WHAT THE TASK ASKS –
Your task is to copy the listing exactly, with the pictures left out.

EXERCISE INPUT –
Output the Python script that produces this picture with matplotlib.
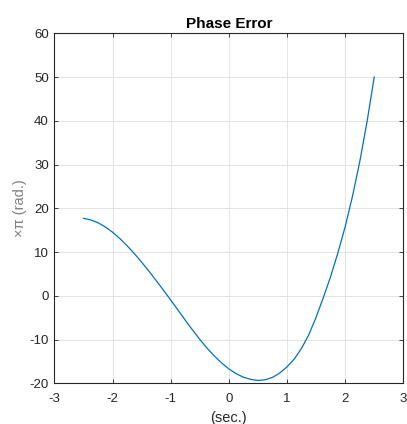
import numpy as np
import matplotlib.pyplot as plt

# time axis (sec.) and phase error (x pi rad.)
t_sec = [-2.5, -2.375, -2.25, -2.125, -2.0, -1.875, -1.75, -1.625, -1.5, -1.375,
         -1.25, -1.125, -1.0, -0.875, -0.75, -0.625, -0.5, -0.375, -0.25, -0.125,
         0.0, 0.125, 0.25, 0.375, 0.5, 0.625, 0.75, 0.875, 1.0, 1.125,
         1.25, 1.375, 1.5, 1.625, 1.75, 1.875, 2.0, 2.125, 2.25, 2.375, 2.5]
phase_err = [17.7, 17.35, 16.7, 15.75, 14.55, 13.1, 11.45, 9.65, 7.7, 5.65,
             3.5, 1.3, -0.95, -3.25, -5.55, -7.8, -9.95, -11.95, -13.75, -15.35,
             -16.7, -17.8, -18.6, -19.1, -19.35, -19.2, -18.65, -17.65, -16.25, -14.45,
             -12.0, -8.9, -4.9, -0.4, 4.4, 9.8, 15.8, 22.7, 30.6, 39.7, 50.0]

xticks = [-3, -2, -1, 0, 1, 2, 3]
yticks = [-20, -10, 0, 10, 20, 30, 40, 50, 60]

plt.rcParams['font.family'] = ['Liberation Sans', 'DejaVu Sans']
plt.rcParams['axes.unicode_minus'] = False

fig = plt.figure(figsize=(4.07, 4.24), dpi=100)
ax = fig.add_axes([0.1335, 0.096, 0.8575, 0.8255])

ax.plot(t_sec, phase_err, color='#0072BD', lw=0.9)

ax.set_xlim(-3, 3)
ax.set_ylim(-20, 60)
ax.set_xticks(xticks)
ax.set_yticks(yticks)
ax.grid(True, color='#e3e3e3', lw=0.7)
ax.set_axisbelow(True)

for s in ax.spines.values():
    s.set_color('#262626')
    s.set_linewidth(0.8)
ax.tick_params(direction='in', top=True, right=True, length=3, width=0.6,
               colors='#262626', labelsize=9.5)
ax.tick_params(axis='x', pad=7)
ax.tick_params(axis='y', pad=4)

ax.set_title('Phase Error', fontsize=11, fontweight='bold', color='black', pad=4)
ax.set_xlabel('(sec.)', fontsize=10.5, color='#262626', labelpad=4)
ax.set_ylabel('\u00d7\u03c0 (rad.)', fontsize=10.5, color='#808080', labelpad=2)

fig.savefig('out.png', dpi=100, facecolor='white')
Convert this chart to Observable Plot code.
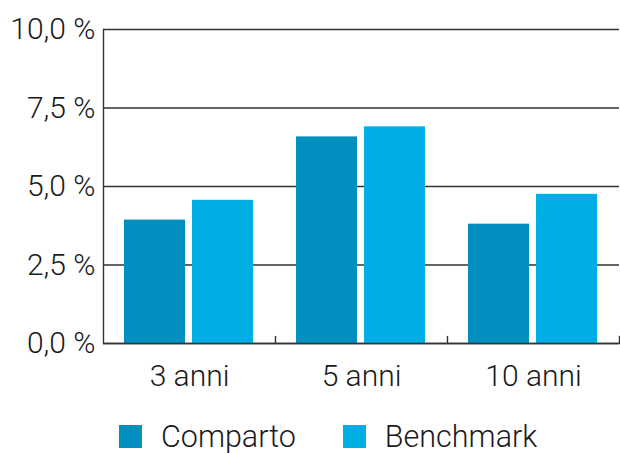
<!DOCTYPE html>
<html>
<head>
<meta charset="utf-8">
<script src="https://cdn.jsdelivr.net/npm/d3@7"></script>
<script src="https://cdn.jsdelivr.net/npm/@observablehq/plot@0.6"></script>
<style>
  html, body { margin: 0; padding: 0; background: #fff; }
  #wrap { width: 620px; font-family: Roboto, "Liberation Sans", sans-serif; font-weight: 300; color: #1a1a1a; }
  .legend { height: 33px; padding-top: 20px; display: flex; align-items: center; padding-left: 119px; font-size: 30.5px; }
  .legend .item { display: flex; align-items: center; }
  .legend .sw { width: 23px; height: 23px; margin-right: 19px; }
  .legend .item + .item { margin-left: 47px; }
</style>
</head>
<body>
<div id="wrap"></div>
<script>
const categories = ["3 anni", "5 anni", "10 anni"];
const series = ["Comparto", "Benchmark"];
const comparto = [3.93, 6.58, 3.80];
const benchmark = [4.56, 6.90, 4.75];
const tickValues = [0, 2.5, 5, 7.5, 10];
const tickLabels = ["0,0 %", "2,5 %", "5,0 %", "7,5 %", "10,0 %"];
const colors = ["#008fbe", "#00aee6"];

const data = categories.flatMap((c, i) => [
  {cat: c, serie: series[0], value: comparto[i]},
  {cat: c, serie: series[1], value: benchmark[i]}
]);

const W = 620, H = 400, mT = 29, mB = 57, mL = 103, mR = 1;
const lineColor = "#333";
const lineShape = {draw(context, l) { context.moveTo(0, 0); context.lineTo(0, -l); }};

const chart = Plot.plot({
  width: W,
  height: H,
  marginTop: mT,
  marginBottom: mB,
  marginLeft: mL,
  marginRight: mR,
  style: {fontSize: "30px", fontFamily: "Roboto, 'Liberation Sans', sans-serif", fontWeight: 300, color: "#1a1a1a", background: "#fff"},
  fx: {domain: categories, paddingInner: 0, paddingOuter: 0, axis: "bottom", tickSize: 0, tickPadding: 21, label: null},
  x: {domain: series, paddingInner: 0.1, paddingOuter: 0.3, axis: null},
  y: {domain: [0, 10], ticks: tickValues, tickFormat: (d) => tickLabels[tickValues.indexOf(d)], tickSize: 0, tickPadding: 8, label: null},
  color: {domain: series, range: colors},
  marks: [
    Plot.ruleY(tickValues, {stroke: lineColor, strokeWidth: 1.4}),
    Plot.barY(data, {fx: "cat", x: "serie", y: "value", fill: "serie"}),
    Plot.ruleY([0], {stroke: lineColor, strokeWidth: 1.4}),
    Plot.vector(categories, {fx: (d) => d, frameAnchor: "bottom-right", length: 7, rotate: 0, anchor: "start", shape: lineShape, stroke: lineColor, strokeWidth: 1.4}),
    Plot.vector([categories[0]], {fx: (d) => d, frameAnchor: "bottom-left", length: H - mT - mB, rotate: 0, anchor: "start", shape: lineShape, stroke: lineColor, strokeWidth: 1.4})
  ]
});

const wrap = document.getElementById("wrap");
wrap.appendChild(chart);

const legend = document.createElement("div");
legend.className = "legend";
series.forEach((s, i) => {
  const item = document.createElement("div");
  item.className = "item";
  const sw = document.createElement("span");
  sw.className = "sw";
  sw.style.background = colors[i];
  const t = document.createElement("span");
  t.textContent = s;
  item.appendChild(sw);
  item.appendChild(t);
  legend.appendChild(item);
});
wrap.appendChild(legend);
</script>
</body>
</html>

SOLUTION FOR THIS PROBLEM –
Output the Python script that produces this picture with matplotlib.
import numpy as np
import matplotlib.pyplot as plt

# time axis (sec.) and phase error (x pi rad.)
t_sec = [-2.5, -2.375, -2.25, -2.125, -2.0, -1.875, -1.75, -1.625, -1.5, -1.375,
         -1.25, -1.125, -1.0, -0.875, -0.75, -0.625, -0.5, -0.375, -0.25, -0.125,
         0.0, 0.125, 0.25, 0.375, 0.5, 0.625, 0.75, 0.875, 1.0, 1.125,
         1.25, 1.375, 1.5, 1.625, 1.75, 1.875, 2.0, 2.125, 2.25, 2.375, 2.5]
phase_err = [17.7, 17.35, 16.7, 15.75, 14.55, 13.1, 11.45, 9.65, 7.7, 5.65,
             3.5, 1.3, -0.95, -3.25, -5.55, -7.8, -9.95, -11.95, -13.75, -15.35,
             -16.7, -17.8, -18.6, -19.1, -19.35, -19.2, -18.65, -17.65, -16.25, -14.45,
             -12.0, -8.9, -4.9, -0.4, 4.4, 9.8, 15.8, 22.7, 30.6, 39.7, 50.0]

xticks = [-3, -2, -1, 0, 1, 2, 3]
yticks = [-20, -10, 0, 10, 20, 30, 40, 50, 60]

plt.rcParams['font.family'] = ['Liberation Sans', 'DejaVu Sans']
plt.rcParams['axes.unicode_minus'] = False

fig = plt.figure(figsize=(4.07, 4.24), dpi=100)
ax = fig.add_axes([0.1335, 0.096, 0.8575, 0.8255])

ax.plot(t_sec, phase_err, color='#0072BD', lw=0.9)

ax.set_xlim(-3, 3)
ax.set_ylim(-20, 60)
ax.set_xticks(xticks)
ax.set_yticks(yticks)
ax.grid(True, color='#e3e3e3', lw=0.7)
ax.set_axisbelow(True)

for s in ax.spines.values():
    s.set_color('#262626')
    s.set_linewidth(0.8)
ax.tick_params(direction='in', top=True, right=True, length=3, width=0.6,
               colors='#262626', labelsize=9.5)
ax.tick_params(axis='x', pad=7)
ax.tick_params(axis='y', pad=4)

ax.set_title('Phase Error', fontsize=11, fontweight='bold', color='black', pad=4)
ax.set_xlabel('(sec.)', fontsize=10.5, color='#262626', labelpad=4)
ax.set_ylabel('\u00d7\u03c0 (rad.)', fontsize=10.5, color='#808080', labelpad=2)

fig.savefig('out.png', dpi=100, facecolor='white')
Convert this chart to Observable Plot code.
<!DOCTYPE html>
<html>
<head>
<meta charset="utf-8">
<script src="https://cdn.jsdelivr.net/npm/d3@7"></script>
<script src="https://cdn.jsdelivr.net/npm/@observablehq/plot@0.6"></script>
<style>
  html, body { margin: 0; padding: 0; background: #fff; }
  #wrap { width: 620px; font-family: Roboto, "Liberation Sans", sans-serif; font-weight: 300; color: #1a1a1a; }
  .legend { height: 33px; padding-top: 20px; display: flex; align-items: center; padding-left: 119px; font-size: 30.5px; }
  .legend .item { display: flex; align-items: center; }
  .legend .sw { width: 23px; height: 23px; margin-right: 19px; }
  .legend .item + .item { margin-left: 47px; }
</style>
</head>
<body>
<div id="wrap"></div>
<script>
const categories = ["3 anni", "5 anni", "10 anni"];
const series = ["Comparto", "Benchmark"];
const comparto = [3.93, 6.58, 3.80];
const benchmark = [4.56, 6.90, 4.75];
const tickValues = [0, 2.5, 5, 7.5, 10];
const tickLabels = ["0,0 %", "2,5 %", "5,0 %", "7,5 %", "10,0 %"];
const colors = ["#008fbe", "#00aee6"];

const data = categories.flatMap((c, i) => [
  {cat: c, serie: series[0], value: comparto[i]},
  {cat: c, serie: series[1], value: benchmark[i]}
]);

const W = 620, H = 400, mT = 29, mB = 57, mL = 103, mR = 1;
const lineColor = "#333";
const lineShape = {draw(context, l) { context.moveTo(0, 0); context.lineTo(0, -l); }};

const chart = Plot.plot({
  width: W,
  height: H,
  marginTop: mT,
  marginBottom: mB,
  marginLeft: mL,
  marginRight: mR,
  style: {fontSize: "30px", fontFamily: "Roboto, 'Liberation Sans', sans-serif", fontWeight: 300, color: "#1a1a1a", background: "#fff"},
  fx: {domain: categories, paddingInner: 0, paddingOuter: 0, axis: "bottom", tickSize: 0, tickPadding: 21, label: null},
  x: {domain: series, paddingInner: 0.1, paddingOuter: 0.3, axis: null},
  y: {domain: [0, 10], ticks: tickValues, tickFormat: (d) => tickLabels[tickValues.indexOf(d)], tickSize: 0, tickPadding: 8, label: null},
  color: {domain: series, range: colors},
  marks: [
    Plot.ruleY(tickValues, {stroke: lineColor, strokeWidth: 1.4}),
    Plot.barY(data, {fx: "cat", x: "serie", y: "value", fill: "serie"}),
    Plot.ruleY([0], {stroke: lineColor, strokeWidth: 1.4}),
    Plot.vector(categories, {fx: (d) => d, frameAnchor: "bottom-right", length: 7, rotate: 0, anchor: "start", shape: lineShape, stroke: lineColor, strokeWidth: 1.4}),
    Plot.vector([categories[0]], {fx: (d) => d, frameAnchor: "bottom-left", length: H - mT - mB, rotate: 0, anchor: "start", shape: lineShape, stroke: lineColor, strokeWidth: 1.4})
  ]
});

const wrap = document.getElementById("wrap");
wrap.appendChild(chart);

const legend = document.createElement("div");
legend.className = "legend";
series.forEach((s, i) => {
  const item = document.createElement("div");
  item.className = "item";
  const sw = document.createElement("span");
  sw.className = "sw";
  sw.style.background = colors[i];
  const t = document.createElement("span");
  t.textContent = s;
  item.appendChild(sw);
  item.appendChild(t);
  legend.appendChild(item);
});
wrap.appendChild(legend);
</script>
</body>
</html>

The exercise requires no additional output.